> **REQUIREMENT**
From the entries below, print exactly the span beginning with the line holding "Write a Python" and ending with the line holding "import plotly.graph_objects as go", endpoints included, and skip any pictures.

>> start RAW RECORDS

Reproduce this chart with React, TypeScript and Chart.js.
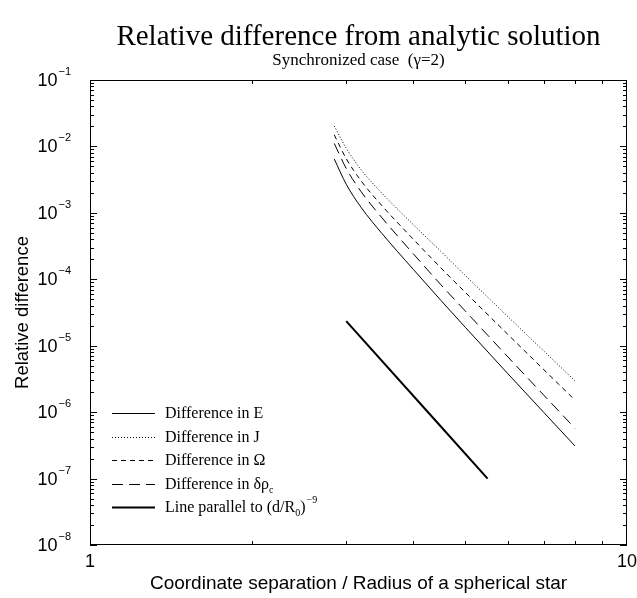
import React, { useEffect, useRef } from 'react';
import { Chart, registerables } from 'chart.js';
Chart.register(...registerables);

// Coordinate separation d/R0
const xValues = [2.85, 3.0, 3.2, 3.5, 4.0, 4.5, 5.0, 6.0, 7.0, 8.0];
const diffE = [6.47e-3, 2.7e-3, 1.2e-3, 4.85e-4, 1.41e-4, 4.83e-5, 1.89e-5, 3.79e-6, 9.89e-7, 3.1e-7];
const diffJ = [2.03e-2, 9.4e-3, 4.42e-3, 1.96e-3, 6.65e-4, 2.64e-4, 1.14e-4, 2.74e-5, 8.3e-6, 2.97e-6];
const diffOmega = [1.49e-2, 6.56e-3, 3.01e-3, 1.27e-3, 4.01e-4, 1.49e-4, 6.35e-5, 1.48e-5, 4.36e-6, 1.52e-6];
const diffRho = [1.11e-2, 4.66e-3, 2.07e-3, 8.36e-4, 2.42e-4, 8.32e-5, 3.32e-5, 6.79e-6, 1.8e-6, 5.71e-7];
const parallelX = [3.0, 5.5];
const parallelY = [2.35e-5, 1.0e-7];

const yTickExponents = ['-1', '-2', '-3', '-4', '-5', '-6', '-7', '-8'];
const xTickValues = [1, 10];
const xTickLabels = ['1', '10'];

const SERIF = '"Liberation Serif", "Times New Roman", serif';
const SANS = '"Liberation Sans", Arial, sans-serif';

const pts = (xs: number[], ys: number[]) => xs.map((x, i) => ({ x, y: ys[i] }));

const legendItems = [
  { dash: [] as number[], width: 1, parts: [{ t: 'Difference in E' }] },
  { dash: [1, 2], width: 1, parts: [{ t: 'Difference in J' }] },
  { dash: [5, 4], width: 1, parts: [{ t: 'Difference in Ω' }] },
  { dash: [11, 6], width: 1, parts: [{ t: 'Difference in δρ' }, { t: 'c', sub: true }] },
  {
    dash: [] as number[],
    width: 2,
    parts: [{ t: 'Line parallel to (d/R' }, { t: '0', sub: true }, { t: ')' }, { t: '−9', sup: true }],
  },
];

const decorPlugin = {
  id: 'decor',
  afterDraw(chart: any) {
    const ctx: CanvasRenderingContext2D = chart.ctx;
    const { left, right, top, bottom } = chart.chartArea;
    const xs = chart.scales.x;
    const ys = chart.scales.y;
    ctx.save();
    ctx.strokeStyle = '#000';
    ctx.fillStyle = '#000';
    ctx.lineWidth = 1;
    ctx.setLineDash([]);
    // frame
    ctx.strokeRect(left + 0.5, top + 0.5, right - left - 1, bottom - top - 1);
    ctx.beginPath();
    ctx.moveTo(right - 0.5, top);
    ctx.lineTo(right - 0.5, bottom);
    ctx.stroke();

    // y ticks
    ctx.beginPath();
    for (let d = -8; d <= -1; d++) {
      for (let m = 1; m <= 9; m++) {
        if (d === -1 && m > 1) break;
        const v = m * Math.pow(10, d);
        const py = Math.round(ys.getPixelForValue(v)) + 0.5;
        const len = m === 1 ? 7 : 4;
        ctx.moveTo(left, py);
        ctx.lineTo(left + len, py);
        ctx.moveTo(right, py);
        ctx.lineTo(right - len, py);
      }
    }
    // x ticks
    for (let m = 2; m <= 9; m++) {
      const px = Math.round(xs.getPixelForValue(m)) + 0.5;
      ctx.moveTo(px, bottom);
      ctx.lineTo(px, bottom - 4);
      ctx.moveTo(px, top);
      ctx.lineTo(px, top + 4);
    }
    ctx.stroke();

    // y tick labels with superscripts
    yTickExponents.forEach((e) => {
      const v = Math.pow(10, Number(e));
      const py = ys.getPixelForValue(v);
      ctx.font = `18px ${SANS}`;
      const baseW = ctx.measureText('10').width;
      const supText = e.replace('-', '−');
      ctx.font = `11px ${SANS}`;
      const supW = ctx.measureText(supText).width;
      const xEnd = 71;
      const x0 = xEnd - supW - baseW - 1;
      ctx.textBaseline = 'middle';
      ctx.textAlign = 'left';
      ctx.font = `18px ${SANS}`;
      ctx.fillText('10', x0, py + 1);
      ctx.font = `11px ${SANS}`;
      ctx.fillText(supText, x0 + baseW + 1, py - 8);
    });

    // x tick labels
    ctx.font = `18px ${SANS}`;
    ctx.textAlign = 'center';
    ctx.textBaseline = 'middle';
    xTickValues.forEach((v, i) => {
      ctx.fillText(xTickLabels[i], xs.getPixelForValue(v), 562);
    });

    // axis titles
    ctx.font = `19px ${SANS}`;
    ctx.fillText('Coordinate separation / Radius of a spherical star', (left + right) / 2, 584);
    ctx.save();
    ctx.font = `18.5px ${SANS}`;
    ctx.translate(23, (top + bottom) / 2);
    ctx.rotate(-Math.PI / 2);
    ctx.fillText('Relative difference', 0, 0);
    ctx.restore();

    // titles
    ctx.font = `29px ${SERIF}`;
    ctx.fillText('Relative difference from analytic solution', (left + right) / 2, 37);
    ctx.font = `17px ${SERIF}`;
    ctx.fillText('Synchronized case  (γ=2)', (left + right) / 2, 61);

    // legend
    const rowY = [413, 437, 460, 484, 507];
    legendItems.forEach((it, i) => {
      const y = rowY[i];
      ctx.beginPath();
      ctx.lineWidth = it.width;
      ctx.setLineDash(it.dash);
      ctx.moveTo(112, y + 0.5);
      ctx.lineTo(155, y + 0.5);
      ctx.stroke();
      ctx.setLineDash([]);
      let x = 165;
      ctx.textAlign = 'left';
      ctx.textBaseline = 'alphabetic';
      it.parts.forEach((p: any) => {
        if (p.sub) {
          ctx.font = `10px ${SERIF}`;
          ctx.fillText(p.t, x, y + 9);
        } else if (p.sup) {
          ctx.font = `10px ${SERIF}`;
          ctx.fillText(p.t, x + 1, y - 4);
        } else {
          ctx.font = `16px ${SERIF}`;
          ctx.fillText(p.t, x, y + 5);
        }
        x += ctx.measureText(p.t).width + (p.sup ? 1 : 0);
      });
    });
    ctx.restore();
  },
};

export default function App() {
  const ref = useRef<HTMLCanvasElement | null>(null);
  useEffect(() => {
    if (!ref.current) return;
    const common = {
      pointRadius: 0,
      borderColor: '#000',
      backgroundColor: '#000',
      fill: false,
      cubicInterpolationMode: 'monotone',
    };
    const chart = new Chart(ref.current, {
      type: 'line',
      data: {
        datasets: [
          { ...common, label: 'Difference in E', data: pts(xValues, diffE), borderWidth: 1 },
          { ...common, label: 'Difference in J', data: pts(xValues, diffJ), borderWidth: 1, borderDash: [1, 2] },
          { ...common, label: 'Difference in Ω', data: pts(xValues, diffOmega), borderWidth: 1, borderDash: [5, 4] },
          { ...common, label: 'Difference in δρc', data: pts(xValues, diffRho), borderWidth: 1, borderDash: [11, 6] },
          { ...common, label: 'Line parallel to (d/R0)^-9', data: pts(parallelX, parallelY), borderWidth: 2 },
        ] as any,
      },
      options: {
        animation: false,
        responsive: false,
        devicePixelRatio: 1,
        layout: { padding: { left: 90, right: 10, top: 80, bottom: 53 } },
        plugins: { legend: { display: false }, tooltip: { enabled: false }, title: { display: false } },
        scales: {
          x: { type: 'logarithmic', min: 1, max: 10, display: false },
          y: { type: 'logarithmic', min: 1e-8, max: 1e-1, display: false },
        },
      } as any,
      plugins: [decorPlugin],
    });
    return () => chart.destroy();
  }, []);
  return (
    <div style={{ position: 'absolute', left: 0, top: 0, width: 637, height: 598, background: '#fff' }}>
      <canvas ref={ref} width={637} height={598} style={{ width: 637, height: 598, display: 'block' }} />
    </div>
  );
}
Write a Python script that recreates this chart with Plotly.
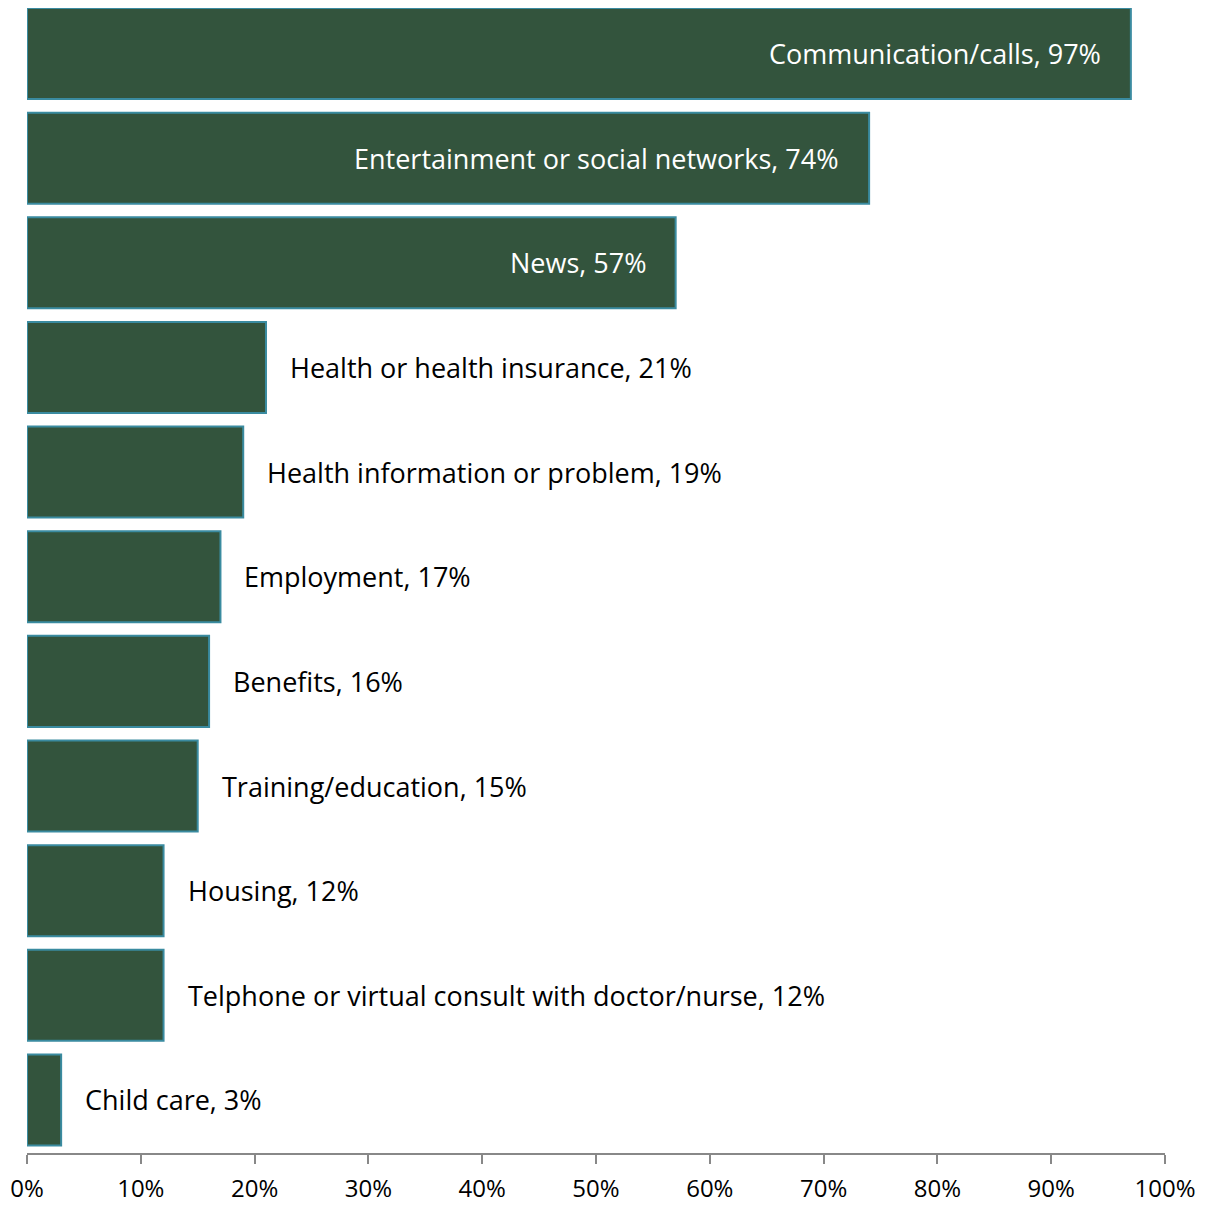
import plotly.graph_objects as go

# Usage categories, top to bottom as in the chart
categories = ["Communication/calls", "Entertainment or social networks", "News",
              "Health or health insurance", "Health information or problem",
              "Employment", "Benefits", "Training/education", "Housing",
              "Telphone or virtual consult with doctor/nurse", "Child care"]
values = [97, 74, 57, 21, 19, 17, 16, 15, 12, 12, 3]
tick_vals = [0, 10, 20, 30, 40, 50, 60, 70, 80, 90, 100]
tick_text = [f"{v}%" for v in tick_vals]

fill_col = "#33543D"
edge_col = "#3A8BA0"
font_family = "'Open Sans', Lato, sans-serif"

fig = go.Figure()
fig.add_trace(go.Bar(x=values, y=categories, orientation="h",
                     marker=dict(color=fill_col, line=dict(color=edge_col, width=2)),
                     hoverinfo="x+y"))

# Labels: inside (white) for the long bars, outside (black) for the rest
for cat, val in zip(categories, values):
    label = f"{cat}, {val}%"
    if val > 50:
        fig.add_annotation(x=val, y=cat, text=label, showarrow=False, xanchor="right",
                           xshift=-28, font=dict(color="white", size=27, family=font_family))
    else:
        fig.add_annotation(x=val, y=cat, text=label, showarrow=False, xanchor="left",
                           xshift=22, font=dict(color="black", size=27, family=font_family))

# page body has an 8px margin, so the figure is a bit smaller than the window
fig.update_layout(
    width=1201, height=1197,
    margin=dict(l=19, r=44, t=0, b=52),
    plot_bgcolor="white", paper_bgcolor="white",
    bargap=0.13, showlegend=False,
    font=dict(family=font_family, color="black"),
)
fig.update_xaxes(range=[0, 100], tickvals=tick_vals, ticktext=tick_text,
                 showgrid=False, zeroline=False, showline=True, linecolor="#888888",
                 linewidth=2, ticks="outside", ticklen=9, tickwidth=2, tickcolor="#888888",
                 ticklabelstandoff=4,
                 tickfont=dict(size=24, color="black"), fixedrange=True, automargin=False)
fig.update_yaxes(range=[10.507, -0.435], showticklabels=False, showgrid=False,
                 zeroline=False, showline=False, fixedrange=True, automargin=False)

fig.write_html("out.html")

>> end RAW RECORDS

> **RESULT BELOW**
Write a Python script that recreates this chart with Plotly.
import plotly.graph_objects as go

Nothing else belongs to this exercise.